§ **REQUIRED TASK**: Read the listing below and copy out every line that holds "Output".

§ **INFORMATION SHOWN**:
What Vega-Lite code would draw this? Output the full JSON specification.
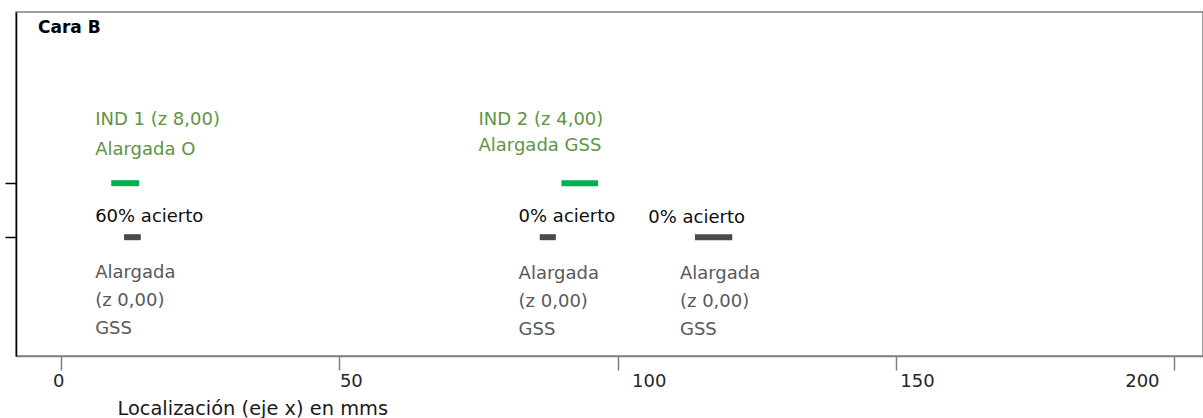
{
  "$schema": "https://vega.github.io/schema/vega-lite/v6.json",
  "width": 1187,
  "height": 344,
  "autosize": {"type": "none"},
  "padding": {"left": 16, "top": 12, "right": 0, "bottom": 62},
  "background": "white",
  "config": {"view": {"stroke": "#808080", "strokeWidth": 1.5}, "font": "DejaVu Sans"},
  "title": {"text": "Cara B", "anchor": "start", "frame": "group", "font": "DejaVu Sans", "fontSize": 17, "fontWeight": "bold", "color": "#000000", "baseline": "alphabetic", "offset": -21, "dx": 22, "dy": 17},
  "datasets": {
    "barras": [
      {"x": 9.0, "xfin": 14.0, "y": 2, "serie": "IND"},
      {"x": 89.9, "xfin": 96.5, "y": 2, "serie": "IND"},
      {"x": 11.3, "xfin": 14.3, "y": 1, "serie": "GSS"},
      {"x": 86.0, "xfin": 88.9, "y": 1, "serie": "GSS"},
      {"x": 113.9, "xfin": 120.6, "y": 1, "serie": "GSS"}
    ],
    "verdes": [
      {"x": 6.1, "y": 3.08, "texto": "IND 1 (z 8,00)"},
      {"x": 6.1, "y": 2.53, "texto": "Alargada O"},
      {"x": 75.0, "y": 3.08, "texto": "IND 2 (z 4,00)"},
      {"x": 75.0, "y": 2.6, "texto": "Alargada GSS"}
    ],
    "negros": [
      {"x": 6.1, "y": 1.28, "texto": "60% acierto"},
      {"x": 82.2, "y": 1.28, "texto": "0% acierto"},
      {"x": 105.5, "y": 1.26, "texto": "0% acierto"}
    ],
    "grises": [
      {"x": 6.1, "y": 0.24, "texto": "Alargada\n(z 0,00)\nGSS"},
      {"x": 82.2, "y": 0.22, "texto": "Alargada\n(z 0,00)\nGSS"},
      {"x": 111.2, "y": 0.22, "texto": "Alargada\n(z 0,00)\nGSS"}
    ]
  },
  "encoding": {
    "x": {
      "field": "x",
      "type": "quantitative",
      "scale": {"domain": [-8.12, 205.2], "nice": false, "zero": false},
      "axis": {
        "values": [0, 50, 100, 150, 200],
        "title": "Localización (eje x) en mms",
        "grid": false,
        "tickSize": 14,
        "tickColor": "#808080",
        "tickWidth": 1.5,
        "domainColor": "#808080",
        "domainWidth": 1.5,
        "labelFont": "DejaVu Sans",
        "labelFontSize": 18,
        "labelColor": "#262626",
        "labelBaseline": "top",
        "labelPadding": 2,
        "labelFlush": false,
        "labelOverlap": false,
        "labelAlign": {"condition": [{"test": "datum.value === 0", "value": "center"}, {"test": "datum.value === 200", "value": "right"}], "value": "left"},
        "labelOffset": {"condition": [{"test": "datum.value === 0", "value": -3}, {"test": "datum.value === 100", "value": 14}, {"test": "datum.value === 150", "value": 4}, {"test": "datum.value === 200", "value": -15}], "value": 0},
        "titleFont": "DejaVu Sans",
        "titleFontSize": 19.4,
        "titleFontWeight": "normal",
        "titleColor": "#1a1a1a",
        "titleAnchor": "start",
        "titleAlign": "left",
        "titleBaseline": "alphabetic",
        "titleX": 101,
        "titleY": 58
      }
    },
    "y": {
      "field": "y",
      "type": "quantitative",
      "scale": {"domain": [-1.2, 5.17], "nice": false, "zero": false},
      "axis": {"values": [1, 2], "labels": false, "tickSize": 11, "tickColor": "#000000", "tickWidth": 1.5, "domainColor": "#000000", "domainWidth": 1.5, "title": null, "grid": false}
    }
  },
  "layer": [
    {
      "data": {"name": "barras"},
      "mark": {"type": "rule", "strokeWidth": 6, "strokeCap": "butt"},
      "encoding": {
        "x2": {"field": "xfin"},
        "color": {"field": "serie", "type": "nominal", "scale": {"domain": ["IND", "GSS"], "range": ["#00b050", "#4a4a4a"]}, "legend": null}
      }
    },
    {
      "data": {"name": "verdes"},
      "mark": {"type": "text", "align": "left", "baseline": "alphabetic", "font": "DejaVu Sans", "fontSize": 18, "color": "#609444"},
      "encoding": {"text": {"field": "texto"}}
    },
    {
      "data": {"name": "negros"},
      "mark": {"type": "text", "align": "left", "baseline": "alphabetic", "font": "DejaVu Sans", "fontSize": 18, "color": "#0d0d0d"},
      "encoding": {"text": {"field": "texto"}}
    },
    {
      "data": {"name": "grises"},
      "mark": {"type": "text", "align": "left", "baseline": "alphabetic", "font": "DejaVu Sans", "fontSize": 18, "color": "#595959", "lineBreak": "\n", "lineHeight": 27.8},
      "encoding": {"text": {"field": "texto"}}
    }
  ]
}
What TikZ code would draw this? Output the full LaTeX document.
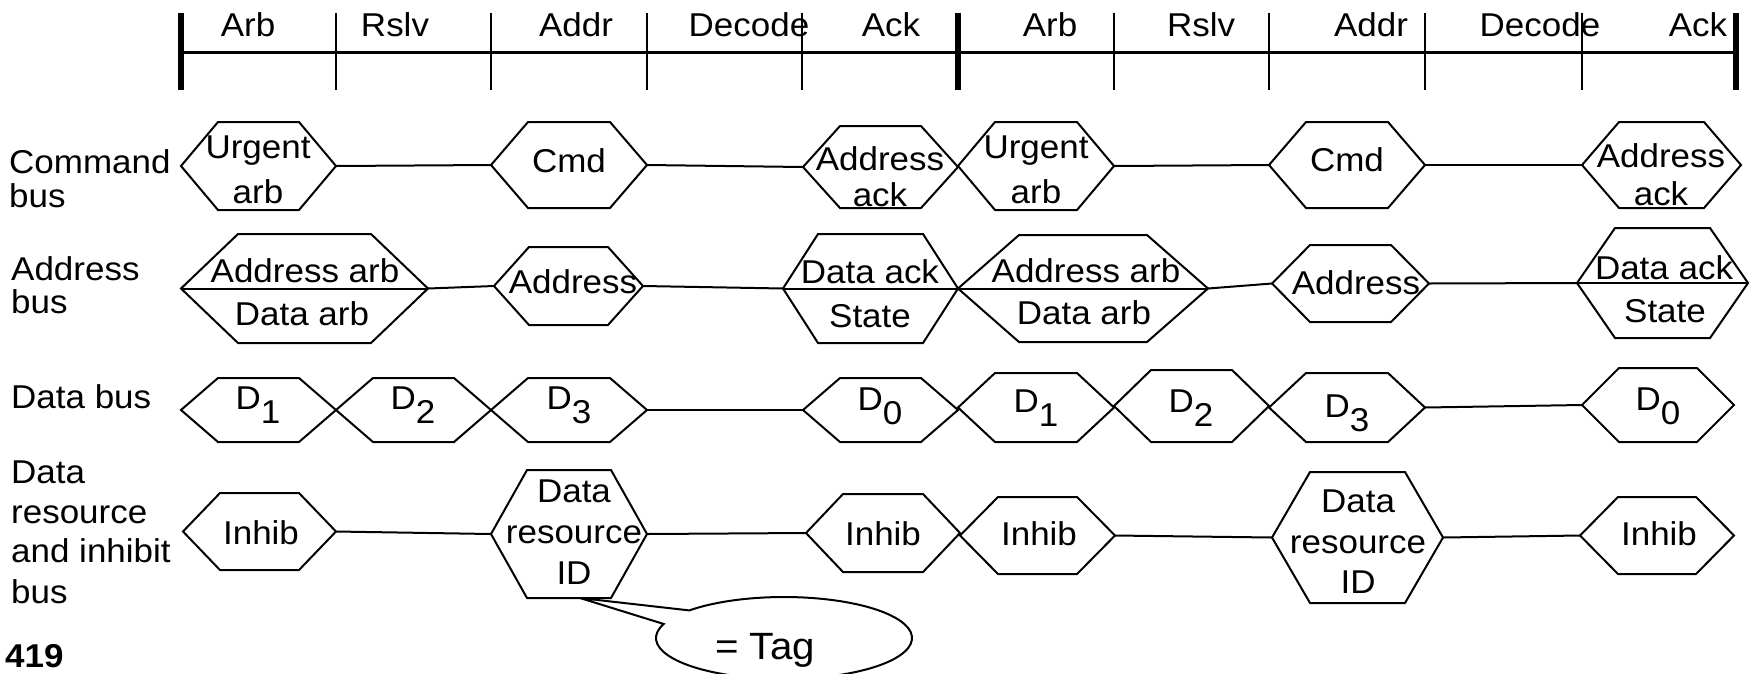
\documentclass[tikz,border=0pt]{standalone}
\usepackage{fontspec}
\setmainfont{Liberation Sans}[FakeStretch=1.06]
\usetikzlibrary{calc}
\tikzset{
  hexnode/.style={inner sep=0pt, outer sep=0pt},
  hexline/.style={line width=2pt, line join=miter},
  bus/.style={line width=2pt},
  txt/.style={inner sep=0pt, anchor=base, font=\fontsize{33}{38}\selectfont},
  rowlbl/.style={inner sep=0pt, anchor=base west, font=\fontsize{33}{38}\selectfont},
  thickbar/.style={line width=6pt},
  tickline/.style={line width=2pt},
  axisline/.style={line width=3pt},
}
% name, x left point, x right point, y top, y bottom, slant
\newcommand\myhex[6]{%
  \node[hexnode, minimum width={#3-#2}, minimum height={#5-#4}] (#1) at ({(#2+#3)/2},{(#4+#5)/2}) {};
  \draw[hexline] (#1.west) -- ([xshift=#6pt]#1.north west) -- ([xshift=-#6pt]#1.north east)
    -- (#1.east) -- ([xshift=-#6pt]#1.south east) -- ([xshift=#6pt]#1.south west) -- cycle;}
\newcommand\Dsub[1]{D\raisebox{-14pt}{#1}}
\begin{document}
\begin{tikzpicture}[x=1pt,y=-1pt]
\path[use as bounding box, fill=white] (0,0) rectangle (1750,673);

% ---------- time scale ----------
\draw[axisline] (181,52) -- (1736,52);
\foreach \x in {181,958,1736} \draw[thickbar] (\x,13) -- (\x,90);
\foreach \x in {336,491,647,802,1114,1269,1425,1582} \draw[tickline] (\x,13) -- (\x,90);
\node[txt] (h1) at (248,36) {Arb};
\node[txt] (h2) at (395,36) {Rslv};
\node[txt] (h3) at (576,36) {Addr};
\node[txt] (h4) at (749,36) {Decode};
\node[txt] (h5) at (891,36) {Ack};
\node[txt] (h6) at (1050,36) {Arb};
\node[txt] (h7) at (1201,36) {Rslv};
\node[txt] (h8) at (1371,36) {Addr};
\node[txt] (h9) at (1540,36) {Decode};
\node[txt] (h10) at (1698,36) {Ack};

% ---------- row labels ----------
\node[rowlbl] (l1a) at (9,173) {Command};
\node[rowlbl] (l1b) at (9,207) {bus};
\node[rowlbl] (l2a) at (11,280) {Address};
\node[rowlbl] (l2b) at (11,313) {bus};
\node[rowlbl] (l3a) at (11,408) {Data bus};
\node[rowlbl] (l4a) at (11,483) {Data};
\node[rowlbl] (l4b) at (11,523) {resource};
\node[rowlbl] (l4c) at (11,562) {and inhibit};
\node[rowlbl] (l4d) at (11,603) {bus};
\node[rowlbl, font=\fontsize{33}{38}\selectfont\bfseries] (num) at (5,667) {419};

% ---------- command bus ----------
\myhex{C1}{181}{336}{122}{210}{37}
\myhex{C2}{491}{647}{122}{208}{37}
\myhex{C3}{803}{958}{126}{208}{37}
\myhex{C4}{958}{1114}{122}{210}{37}
\myhex{C5}{1269}{1425}{122}{208}{37}
\myhex{C6}{1582}{1741}{122}{208}{37}
\draw[bus] (C1.east) -- (C2.west);
\draw[bus] (C2.east) -- (C3.west);
\draw[bus] (C4.east) -- (C5.west);
\draw[bus] (C5.east) -- (C6.west);
\node[txt] (tC1a) at (258,158) {Urgent};
\node[txt] (tC1b) at (258,203) {arb};
\node[txt] (tC2) at (569,172) {Cmd};
\node[txt] (tC3a) at (880,170) {Address};
\node[txt] (tC3b) at (880,206) {ack};
\node[txt] (tC4a) at (1036,158) {Urgent};
\node[txt] (tC4b) at (1036,203) {arb};
\node[txt] (tC5) at (1347,171) {Cmd};
\node[txt] (tC6a) at (1661,167) {Address};
\node[txt] (tC6b) at (1661,205) {ack};

% ---------- address bus ----------
\myhex{A1}{181}{428}{234}{343}{57}
\myhex{A2}{494}{643}{247}{325}{35}
\myhex{A3}{783}{958}{234}{343}{35}
\myhex{A4}{958}{1208}{235}{342}{61}
\myhex{A5}{1272}{1429}{245}{322}{38}
\myhex{A6}{1577}{1748}{228}{338}{38}
\draw[hexline] (A1.west) -- (A1.east);
\draw[hexline] (A3.west) -- (A3.east);
\draw[hexline] (A4.west) -- (A4.east);
\draw[hexline] (A6.west) -- (A6.east);
\draw[bus] (A1.east) -- (A2.west);
\draw[bus] (A2.east) -- (A3.west);
\draw[bus] (A4.east) -- (A5.west);
\draw[bus] (A5.east) -- (A6.west);
\node[txt] (tA1a) at (305,282) {Address arb};
\node[txt] (tA1b) at (302,325) {Data arb};
\node[txt] (tA2) at (573,293) {Address};
\node[txt] (tA3a) at (870,283) {Data ack};
\node[txt] (tA3b) at (870,327) {State};
\node[txt] (tA4a) at (1086,282) {Address arb};
\node[txt] (tA4b) at (1084,324) {Data arb};
\node[txt] (tA5) at (1356,294) {Address};
\node[txt] (tA6a) at (1664,279) {Data ack};
\node[txt] (tA6b) at (1665,322) {State};

% ---------- data bus ----------
\myhex{D1}{181}{336}{378}{442}{37}
\myhex{D2}{336}{491}{378}{442}{37}
\myhex{D3}{491}{647}{378}{442}{37}
\myhex{D4}{803}{958}{378}{442}{37}
\myhex{D5}{958}{1114}{373}{442}{37}
\myhex{D6}{1114}{1269}{370}{442}{37}
\myhex{D7}{1269}{1425}{373}{442}{37}
\myhex{D8}{1582}{1734}{368}{442}{37}
\draw[bus] (D3.east) -- (D4.west);
\draw[bus] (D7.east) -- (D8.west);
\node[txt] (tD1) at (258,409) {\Dsub{1}};
\node[txt] (tD2) at (413,409) {\Dsub{2}};
\node[txt] (tD3) at (569,409) {\Dsub{3}};
\node[txt] (tD4) at (880,410) {\Dsub{0}};
\node[txt] (tD5) at (1036,412) {\Dsub{1}};
\node[txt] (tD6) at (1191,412) {\Dsub{2}};
\node[txt] (tD7) at (1347,417) {\Dsub{3}};
\node[txt] (tD8) at (1658,410) {\Dsub{0}};

% ---------- data resource and inhibit bus ----------
\myhex{I1}{183}{336}{493}{570}{37}
\myhex{I2}{491}{647}{470}{598}{36}
\myhex{I3}{806}{960}{494}{572}{37}
\myhex{I4}{960}{1115}{497}{574}{38}
\myhex{I5}{1272}{1443}{472}{603}{38}
\myhex{I6}{1580}{1734}{497}{574}{38}
\draw[bus] (I1.east) -- (I2.west);
\draw[bus] (I2.east) -- (I3.west);
\draw[bus] (I4.east) -- (I5.west);
\draw[bus] (I5.east) -- (I6.west);
\node[txt] (tI1) at (261,544) {Inhib};
\node[txt] (tI2a) at (574,502) {Data};
\node[txt] (tI2b) at (574,543) {resource};
\node[txt] (tI2c) at (574,584) {ID};
\node[txt] (tI3) at (883,545) {Inhib};
\node[txt] (tI4) at (1039,545) {Inhib};
\node[txt] (tI5a) at (1358,512) {Data};
\node[txt] (tI5b) at (1358,553) {resource};
\node[txt] (tI5c) at (1358,593) {ID};
\node[txt] (tI6) at (1659,545) {Inhib};

% ---------- callout ----------
\coordinate (tip) at ([xshift=11pt]I2.south);
\coordinate (ell) at (784,638);
\draw[hexline, fill=white] (tip) -- ($(ell)+(200:128 and 41)$)
  arc[start angle=200, end angle=-137.7, x radius=128, y radius=41] -- cycle;
\node[txt, font=\fontsize{38}{42}\selectfont] (tag) at (765,659) {= Tag};
\end{tikzpicture}
\end{document}
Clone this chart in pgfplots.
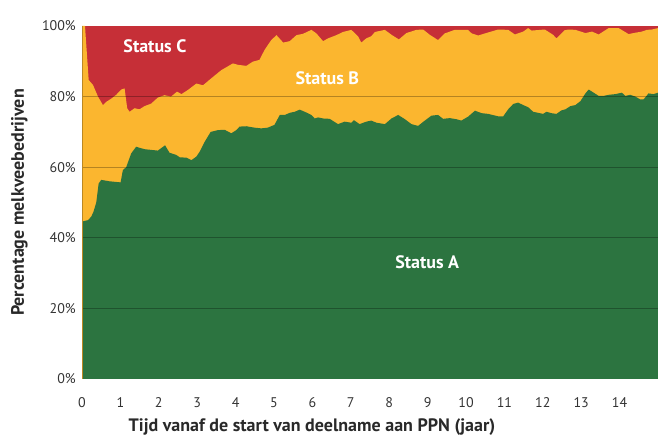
\documentclass[border=0pt]{standalone}
\usepackage{pgfplots}
\pgfplotsset{compat=1.18}
\usepackage{pgfplotstable}
\usepackage{fontspec}
\setmainfont{PT Sans}
\usetikzlibrary{calc}
\definecolor{cA}{HTML}{2C7440}
\definecolor{cB}{HTML}{FBB62F}
\definecolor{cC}{HTML}{C62F37}
\definecolor{txt}{HTML}{333333}

% Status A (green), top of A
\pgfplotstableread{
t v
0.000 44.6
0.156 45.0
0.242 46.0
0.300 47.4
0.371 50.0
0.434 55.4
0.501 56.4
0.719 56.0
1.005 55.7
1.065 59.2
1.151 60.0
1.281 63.9
1.410 65.8
1.499 65.5
1.629 65.1
1.974 64.7
2.164 66.2
2.278 64.1
2.449 63.5
2.545 62.8
2.719 62.7
2.849 62.0
2.979 63.0
3.065 64.4
3.195 67.2
3.351 70.0
3.540 70.5
3.714 70.6
3.888 69.6
4.018 70.5
4.104 71.5
4.278 71.6
4.494 71.2
4.668 71.0
4.839 71.2
5.013 72.0
5.151 74.8
5.281 74.8
5.410 75.4
5.540 75.7
5.670 76.3
5.800 75.7
5.974 74.8
6.060 73.8
6.148 74.1
6.278 73.8
6.449 73.7
6.668 72.2
6.839 72.9
7.013 72.6
7.083 73.3
7.229 72.2
7.403 72.9
7.532 73.2
7.670 72.6
7.888 72.2
8.060 73.8
8.234 74.8
8.408 73.6
8.579 72.2
8.753 71.7
8.927 73.2
9.099 74.6
9.273 74.8
9.403 73.7
9.577 73.9
9.748 73.6
9.878 73.2
10.052 74.3
10.234 76.0
10.408 75.3
10.579 75.1
10.839 74.4
10.969 74.4
11.099 76.4
11.229 77.9
11.358 78.3
11.488 77.6
11.618 77.0
11.748 75.7
11.878 75.4
12.008 75.1
12.096 75.7
12.226 75.3
12.356 75.1
12.486 76.1
12.590 76.4
12.719 77.3
12.849 77.6
12.979 78.7
13.109 80.9
13.195 82.0
13.325 81.1
13.455 80.2
13.584 80.2
13.714 80.5
13.888 80.7
14.060 81.1
14.148 80.2
14.278 80.5
14.408 80.0
14.537 79.2
14.623 79.2
14.753 80.9
14.883 80.7
15.000 81.1
}\tabA

% Status A + B, top of B
\pgfplotstableread{
t v
0.000 100.0
0.078 100.0
0.174 84.7
0.286 83.3
0.416 80.0
0.545 77.6
0.631 78.5
0.761 79.4
0.891 80.5
1.021 82.0
1.109 82.3
1.177 76.7
1.239 75.7
1.369 76.7
1.499 76.4
1.629 77.3
1.800 78.0
1.974 79.7
2.148 80.4
2.319 80.0
2.475 81.4
2.590 80.7
2.761 81.9
2.979 83.7
3.151 83.2
3.369 85.2
3.629 87.5
3.930 89.4
4.060 89.0
4.278 88.7
4.449 89.9
4.623 90.4
4.753 93.2
4.927 96.0
5.065 97.4
5.239 95.3
5.410 95.7
5.584 97.4
5.758 97.8
5.974 98.9
6.104 97.9
6.278 95.7
6.408 96.5
6.623 97.4
6.797 98.3
7.013 98.9
7.187 97.1
7.273 95.3
7.403 96.5
7.532 97.1
7.628 98.3
7.888 98.9
8.060 97.5
8.252 96.2
8.449 98.0
8.709 98.9
8.883 99.0
9.057 97.5
9.273 96.0
9.447 97.9
9.706 98.9
10.052 98.9
10.148 97.9
10.319 97.3
10.494 97.9
10.839 99.0
11.099 98.9
11.273 97.6
11.488 98.4
11.618 99.4
11.706 98.7
12.052 99.0
12.268 97.5
12.356 96.5
12.486 97.9
12.571 98.8
12.675 99.0
12.849 98.9
13.109 98.0
13.281 98.4
13.455 97.6
13.714 99.4
13.974 99.4
14.234 97.7
14.408 98.1
14.579 98.4
14.709 98.9
14.839 99.0
15.000 99.4
}\tabAB

\begin{document}
\begin{tikzpicture}
\begin{axis}[
  name=ax,
  scale only axis,
  width=432pt, height=264.75pt,
  xmin=0, xmax=15, ymin=0, ymax=100,
  axis line style={draw=none},
  major tick length=0pt,
  xtick={0,1,...,14},
  xticklabels={0,1,2,3,4,5,6,7,8,9,10,11,12,13,14},
  ytick={0,20,40,60,80,100},
  yticklabels={0\%,20\%,40\%,60\%,80\%,100\%},
  tick label style={font=\fontsize{10.5}{12}\selectfont, text=txt},
  yticklabel style={anchor=east, inner sep=0pt, xshift=-4.5pt},
  xticklabel style={anchor=center, inner sep=0pt, yshift=-18pt},
  clip=true,
]
  \addplot[fill=cC, draw=none] coordinates {(0,100) (15,100)} \closedcycle;
  \addplot[fill=cB, draw=none] table[x=t, y=v] {\tabAB} \closedcycle;
  \addplot[fill=cA, draw=none] table[x=t, y=v] {\tabA} \closedcycle;
  \pgfplotsinvokeforeach{20,40,60,80}{
    \draw[black, opacity=0.28, line width=0.8pt] (axis cs:0,#1) -- (axis cs:15,#1);
  }
  \draw[cB!75!black, line width=0.5pt] (axis cs:0,0) -- (axis cs:0,100);
  \node[text=white, font=\bfseries\fontsize{13.5}{15}\selectfont] at (axis cs:1.9,94.3) {Status C};
  \node[text=white, font=\bfseries\fontsize{13.5}{15}\selectfont] at (axis cs:6.39,85.3) {Status B};
  \node[text=white, font=\bfseries\fontsize{13.5}{15}\selectfont] at (axis cs:8.99,33.1) {Status A};
\end{axis}
\node[rotate=90, text=txt!80!black, font=\bfseries\fontsize{13.5}{15}\selectfont] at ($(ax.west)+(-47pt,0)$) {Percentage melkveebedrijven};
\node[text=txt!80!black, font=\bfseries\fontsize{13.5}{15}\selectfont] at ($(ax.south)+(-43.5pt,-36pt)$) {Tijd vanaf de start van deelname aan PPN (jaar)};
\pgfresetboundingbox
\path ($(ax.south west)+(-61.5pt,-43.5pt)$) rectangle ($(ax.north east)+(0pt,19.5pt)$);
\end{tikzpicture}
\end{document}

§ **WRITTEN ANSWER**:
What Vega-Lite code would draw this? Output the full JSON specification.
What TikZ code would draw this? Output the full LaTeX document.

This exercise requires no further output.